In April 24, 2007, a panel of the Second Circuit (featuring retired Justice O'Connor, along with Chief Judge Jacobs and Judge Walker) affirmed the decision. Although it rejected the district court's strict application of the "forum rule," it affirmed the reduced award on an alternative analysis: that out-of-town counsel bore the burden of proving that a paying local client would have engaged the petitioning firm at higher, out-of-town rates. The panel also held that a court could take into account the non-financial benefits that attorneys obtain from such public-interest cases (enhancement of reputation, a warm feeling of benevolence, etc.) in driving down the lodestar further still.

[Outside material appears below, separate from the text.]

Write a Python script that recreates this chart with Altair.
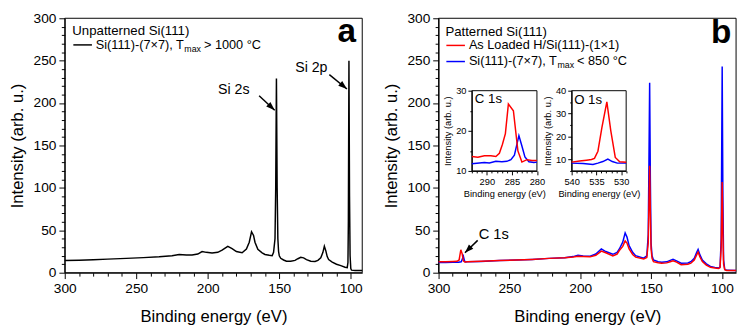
import altair as alt
import pandas as pd

FONT = "Liberation Sans"

# ---------------- data ----------------
# Panel a : unpatterned Si(111)-(7x7)
a_energy = [300, 290, 280, 270, 257, 245, 234, 225, 220, 215, 211, 207, 204, 201, 197, 193,
            190, 186, 183, 180, 176, 173, 171, 169.4, 168, 167, 165, 162, 160, 157, 155, 154,
            153, 152.5, 152, 151.5, 151, 150.5, 150, 149, 147, 145, 142, 139, 137, 135, 133,
            131, 128, 125, 123, 121, 119.5, 118.5, 117.5, 116.5, 115.5, 113, 110, 107, 104,
            102.5, 102, 101.7, 101.3, 100.9, 100.5, 100, 99.5, 97, 92]
a_intensity = [14.3, 14.8, 15.4, 16.0, 16.9, 17.8, 18.8, 20.0, 21.5, 21.0, 20.8, 22.0, 25.0, 24.0, 23.3, 24.0,
               26.5, 31.0, 28.5, 25.0, 23.6, 28.0, 36.0, 48.3, 44, 36, 27.5, 23.5, 21.5, 20.5, 20.0, 24,
               40, 100, 229, 100, 40, 25, 20, 17, 15, 13.5, 13.5, 14.5, 16.5, 18.1, 17.5,
               15.5, 13.5, 13.2, 14.5, 17.5, 24, 31.3, 26, 19, 15.5, 12.5, 10, 8.3, 6.5,
               6, 12, 60, 250, 90, 20, 5, 3, 2.6, 2.5]

# Panel b : patterned Si(111)
b_loaded_energy = [300, 295, 290, 287, 285.5, 284.3, 283.3, 282.5, 281.5, 279.8, 270, 257, 245, 234, 222,
                   211, 205, 201.6, 198, 193, 189, 185.1, 182, 177, 174, 172.4, 170, 168.3, 167, 165.5,
                   163, 160.9, 155.2, 153, 152, 151.5, 151, 150.5, 150, 149.3, 148.3, 145, 142.5, 139,
                   136.5, 134.5, 132, 128.8, 124, 121.9, 119.5, 117.8, 116.8, 115.5, 113.8, 111, 108.1,
                   105, 102.3, 101.3, 100.5, 99.8, 99.3, 98.8, 98, 96.6, 90]
b_loaded = [13.0, 13.0, 13.3, 13.5, 15, 27, 22, 14, 12.6, 13.0, 13.4, 14.3, 15.0, 15.7, 16.9,
            17.6, 18.5, 19.5, 19.2, 18.7, 20.5, 25.5, 23.5, 19.9, 22, 26.2, 31, 37.5, 35, 28.1,
            21.5, 18.4, 16.1, 18, 35, 80, 126, 70, 28, 17, 13, 11.8, 11.2, 11.6,
            13, 14, 12.5, 9.4, 10, 11.2, 15, 21, 24.4, 18.5, 13.1, 9, 6.4,
            5.5, 4.9, 6, 30, 107, 45, 10, 3.5, 2.6, 2.5]
b_7x7_energy = [300, 295, 290, 286, 284, 283.3, 282.5, 281.7, 281, 279.8, 270, 257, 245, 234, 222,
                211, 205, 201.6, 198, 193, 189, 185.1, 182, 177, 174, 172.4, 170, 168.3, 167, 165.5,
                163, 160.9, 155.2, 153, 152, 151.5, 151, 150.5, 150, 149.3, 148.3, 145, 142.5, 139,
                136.5, 134.5, 132, 128.8, 124, 121.9, 119.5, 117.8, 116.8, 115.5, 113.8, 111, 108.1,
                105, 102.3, 101.3, 100.5, 99.8, 99.3, 98.8, 98, 96.6, 90]
b_7x7 = [12.0, 12.1, 12.3, 12.4, 12.8, 16, 19.5, 14, 12.6, 12.8, 13.3, 14.3, 15.0, 15.7, 16.9,
         17.6, 19.0, 20.6, 19.8, 19.5, 22, 28.1, 25, 21.7, 24, 28, 36, 46.9, 42, 31.9,
         24, 20.1, 17.2, 20, 45, 130, 224, 110, 35, 20, 15, 13, 12.4, 12.8,
         14.5, 15.7, 14, 11.2, 11.5, 13, 17, 24, 27.4, 21, 15, 10.5, 7.5,
         6.3, 5.6, 7, 40, 243, 90, 15, 4, 2.8, 2.5]

# Inset C 1s
c_loaded_energy = [293, 291.8, 290.5, 289.2, 288.2, 287.5, 286.9, 286.3, 285.7, 284.7, 283.8, 283, 282, 281, 280]
c_loaded = [13.6, 13.4, 13.8, 13.8, 13.6, 14.4, 16.6, 19.3, 26.7, 25.0, 15.0, 12.2, 12.8, 12.6, 12.6]
c_7x7_energy = [293, 291.5, 290.5, 289.5, 288.2, 287, 286, 285.2, 284.5, 283.6, 283, 282.4, 281.6, 280.6, 280]
c_7x7 = [11.8, 12.0, 12.1, 12.0, 12.4, 12.3, 12.4, 12.8, 13.9, 18.8, 16.2, 13.5, 12.3, 12.1, 12.2]

# Inset O 1s
o_loaded_energy = [540, 538.4, 537, 536, 535.4, 534.7, 533.9, 532.9, 532.1, 531.2, 530.3, 529]
o_loaded = [8.85, 9.3, 9.7, 10.0, 10.5, 13.6, 23.9, 35.1, 22.5, 10.9, 9.0, 8.8]
o_7x7_energy = [540, 537.7, 535.7, 534.7, 533.7, 532.7, 531.8, 530.8, 529]
o_7x7 = [8.4, 8.2, 7.8, 8.4, 9.1, 10.2, 9.1, 8.4, 8.4]

# axis domains
a_x_domain = [300, 92]
b_x_domain = [300, 90]
main_y_domain = [0, 300]
c_x_domain = [293, 280]
c_y_domain = [10, 30]
o_x_domain = [540, 529]
o_y_domain = [5, 40]

# texts
a_header = ["Unpatterned Si(111)"]
b_header = ["Patterned Si(111)"]
legend_7x7 = ["Si(111)-(7×7), T", "max"]
a_legend_tail = ["> 1000 °C"]
b_legend_tail = ["< 850 °C"]
b_loaded_label = ["As Loaded H/Si(111)-(1×1)"]
peak_labels_a = ["Si 2s", "Si 2p"]
X_TITLE = "Binding energy (eV)"
Y_TITLE = "Intensity (arb. u.)"

RED = "#ff0000"
BLUE = "#0000ff"
ARROW = "M0,0L0.7,2L-0.7,2Z"


def scale(domain, rng):
    return alt.Scale(domain=domain, range=rng, nice=False, zero=False)


H = 266
# pixel placement of the four plotting frames
A_X = scale(a_x_domain, [49, 353])
A_Y = scale(main_y_domain, [H, 6])
B_X = scale(b_x_domain, [431, 735])
B_Y = scale(main_y_domain, [H, 6])
C_X = scale(c_x_domain, [465, 531.5])
C_Y = scale(c_y_domain, [162, 80])
O_X = scale(o_x_domain, [567, 622.7])
O_Y = scale(o_y_domain, [162, 80])


def axis(orient, offset, values, major, big, small, fs, tfs, title, tpad, lpad):
    return alt.Axis(orient=orient, offset=offset, values=values, title=title,
                    labelExpr=f"datum.value % {major} === 0 ? datum.label : ''",
                    tickSize={"condition": {"test": f"datum.value % {major} === 0", "value": big},
                              "value": small},
                    grid=False, labelFlush=False, labelOverlap=False,
                    labelFont=FONT, labelFontSize=fs, titleFont=FONT, titleFontSize=tfs,
                    titleFontWeight="normal", titlePadding=tpad, labelPadding=lpad,
                    domainColor="black", tickColor="black", labelColor="black",
                    titleColor="black", domainWidth=1, tickWidth=1)


def series(energy, inten, color, xs, ys, xaxis=None, yaxis=None, width=1.5):
    df = pd.DataFrame({"E": energy, "I": inten})
    xenc = alt.X("E:Q", scale=xs, axis=xaxis) if xaxis is not None else alt.X("E:Q", scale=xs, axis=None)
    yenc = alt.Y("I:Q", scale=ys, axis=yaxis) if yaxis is not None else alt.Y("I:Q", scale=ys, axis=None)
    return alt.Chart(df).mark_line(color=color, strokeWidth=width, interpolate="linear").encode(
        x=xenc, y=yenc, order="E:Q")


def frame(xd, yd, xs, ys):
    df = pd.DataFrame({"x0": [xd[0]], "x1": [xd[1]], "y0": [yd[0]], "y1": [yd[1]]})
    return alt.Chart(df).mark_rect(fillOpacity=0, stroke="black", strokeWidth=1).encode(
        x=alt.X("x0:Q", scale=xs, axis=None), x2="x1:Q",
        y=alt.Y("y0:Q", scale=ys, axis=None), y2="y1:Q")


def text(E, I, t, xs, ys, **kw):
    df = pd.DataFrame({"E": E, "I": I, "t": t})
    props = dict(font=FONT, color="black")
    props.update(kw)
    return alt.Chart(df).mark_text(**props).encode(
        x=alt.X("E:Q", scale=xs, axis=None), y=alt.Y("I:Q", scale=ys, axis=None), text="t:N")


def hrule(E0, E1, I, color, xs, ys):
    df = pd.DataFrame({"E0": [E0], "E1": [E1], "I": [I]})
    return alt.Chart(df).mark_rule(color=color, strokeWidth=1.5).encode(
        x=alt.X("E0:Q", scale=xs, axis=None), x2="E1:Q", y=alt.Y("I:Q", scale=ys, axis=None))


def arrows(E0, I0, E1, I1, ang, xs, ys):
    df = pd.DataFrame({"E0": E0, "I0": I0, "E1": E1, "I1": I1, "ang": ang})
    shaft = alt.Chart(df).mark_rule(color="black", strokeWidth=1.5).encode(
        x=alt.X("E0:Q", scale=xs, axis=None), x2="E1:Q",
        y=alt.Y("I0:Q", scale=ys, axis=None), y2="I1:Q")
    head = alt.Chart(df).mark_point(shape=ARROW, filled=True, color="black", size=80, opacity=1).encode(
        x=alt.X("E1:Q", scale=xs, axis=None), y=alt.Y("I1:Q", scale=ys, axis=None),
        angle=alt.Angle("ang:Q", scale=None))
    return [shaft, head]


main_x_vals = list(range(300, 99, -10))
main_y_vals = list(range(0, 301, 10))

layers = []
# ---------------- panel a ----------------
layers += [
    frame(a_x_domain, main_y_domain, A_X, A_Y),
    series(a_energy, a_intensity, "black", A_X, A_Y,
           xaxis=axis("bottom", 0, main_x_vals, 50, 6, 3.5, 14, 17, X_TITLE, 14, 3),
           yaxis=axis("left", -49, main_y_vals, 50, 6, 3.5, 14, 17, Y_TITLE, 7, 3)),
    text([294.7], [280], a_header, A_X, A_Y, align="left", baseline="alphabetic", fontSize=13.5),
    hrule(294, 281, 268.6, "black", A_X, A_Y),
    text([278.3], [268.6], [legend_7x7[0]], A_X, A_Y, align="left", baseline="middle", fontSize=13),
    text([278.3], [268.6], [legend_7x7[1]], A_X, A_Y, align="left", baseline="middle", fontSize=9,
         dx=90.5, dy=4),
    text([278.3], [268.6], a_legend_tail, A_X, A_Y, align="left", baseline="middle", fontSize=13, dx=110.5),
    text([102.8], [271.5], ["a"], A_X, A_Y, align="center", baseline="alphabetic", fontSize=34,
         fontWeight="bold"),
    text([170.8, 116.3], [211, 236.6], peak_labels_a, A_X, A_Y, align="right", baseline="alphabetic",
         fontSize=14.5),
]
layers += arrows([164.1, 115.0], [208.6, 233.6], [153.2, 102.7], [191.6, 216.6], [133, 130], A_X, A_Y)

# ---------------- panel b ----------------
layers += [
    frame(b_x_domain, main_y_domain, B_X, B_Y),
    series(b_7x7_energy, b_7x7, BLUE, B_X, B_Y,
           xaxis=axis("bottom", 0, main_x_vals, 50, 6, 3.5, 14, 17, X_TITLE, 14, 3),
           yaxis=axis("left", -431, main_y_vals, 50, 6, 3.5, 14, 17, Y_TITLE, 7, 3)),
    series(b_loaded_energy, b_loaded, RED, B_X, B_Y),
    text([295.2], [279], b_header, B_X, B_Y, align="left", baseline="alphabetic", fontSize=13.5),
    hrule(294.5, 281.4, 268, RED, B_X, B_Y),
    hrule(294.5, 281.4, 249, BLUE, B_X, B_Y),
    text([278.6], [268], b_loaded_label, B_X, B_Y, align="left", baseline="middle", fontSize=13),
    text([278.6], [249], [legend_7x7[0]], B_X, B_Y, align="left", baseline="middle", fontSize=13),
    text([278.6], [249], [legend_7x7[1]], B_X, B_Y, align="left", baseline="middle", fontSize=9,
         dx=90.5, dy=4),
    text([278.6], [249], b_legend_tail, B_X, B_Y, align="left", baseline="middle", fontSize=13, dx=110.5),
    text([100.6], [271], ["b"], B_X, B_Y, align="center", baseline="alphabetic", fontSize=34,
         fontWeight="bold"),
    text([271.7], [40], ["C 1s"], B_X, B_Y, align="left", baseline="alphabetic", fontSize=15),
]
layers += arrows([272.4], [38.1], [281.4], [23.5], [225], B_X, B_Y)

# ---------------- inset C 1s ----------------
layers += [
    frame(c_x_domain, c_y_domain, C_X, C_Y),
    series(c_7x7_energy, c_7x7, BLUE, C_X, C_Y,
           xaxis=axis("bottom", 162 - H, list(range(293, 279, -1)), 5, 4, 2, 9.5, 9.5, X_TITLE, 3, 2),
           yaxis=axis("left", -465, [10, 15, 20, 25, 30], 10, 4, 2, 9.5, 9.5, Y_TITLE, 3, 2)),
    series(c_loaded_energy, c_loaded, RED, C_X, C_Y),
    text([292.4], [26.9], ["C 1s"], C_X, C_Y, align="left", baseline="alphabetic", fontSize=13.5),
]

# ---------------- inset O 1s ----------------
layers += [
    frame(o_x_domain, o_y_domain, O_X, O_Y),
    series(o_7x7_energy, o_7x7, BLUE, O_X, O_Y,
           xaxis=axis("bottom", 162 - H, list(range(540, 528, -1)), 5, 4, 2, 9.5, 9.5, X_TITLE, 3, 2),
           yaxis=axis("left", -567, [5, 10, 15, 20, 25, 30, 35, 40], 10, 4, 2, 9.5, 9.5, Y_TITLE, 3, 2)),
    series(o_loaded_energy, o_loaded, RED, O_X, O_Y),
    text([539.5], [34.1], ["O 1s"], O_X, O_Y, align="left", baseline="alphabetic", fontSize=13.5),
]

chart = alt.layer(*layers).resolve_scale(
    x="independent", y="independent"
).resolve_axis(
    x="independent", y="independent"
).properties(
    width=735, height=H, background="white", padding=0
).configure_view(stroke="transparent")

chart.save("out.html", embed_options={"renderer": "svg", "actions": False})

The howls from the Manhattan canyons were deafening -- abetted (understandably) by the public-interest bar, which depends on recruiting big-city lawyers to travel to the boonies (like New York's state capital!), work out of chain-hotels and eat the same crappy food that the rest of the country eats. The din led to an oh-so-slightly softened opinion (issued July 12, 2007), with the same bottom-line conclusion but adding a new footnote n.2 with a sop to the bars' right to obtain fees, even if the undertaking was orginally pro bono.
This second amended opinion today is not drastically different from the last one, but adds a couple of more things of note. First it expands footnote two, now recognizing explicitly under Blum v. Stenson, 465 U.S. 886 (1984), the right to be paid for cases orginally undertaken pro bono. Second, it sanded down some harsh language at the beginning and end of the opinion, which originally suggested that an attorney who pursues litigation for personal reasons (a revulsion for racism in a harassment case, for instance) ought to get a lower lodestar. The panel now says that whether an attorney "might" have been willing to take a case at a lower rate, owing to such a personal interest, is simply a factor in the overall equation.
Message still seems to be: don't ever give any of your time away; charge market rates; make sure that your far-flung public-interest clients can say with a straight face that you're the only lawyer who could do the job.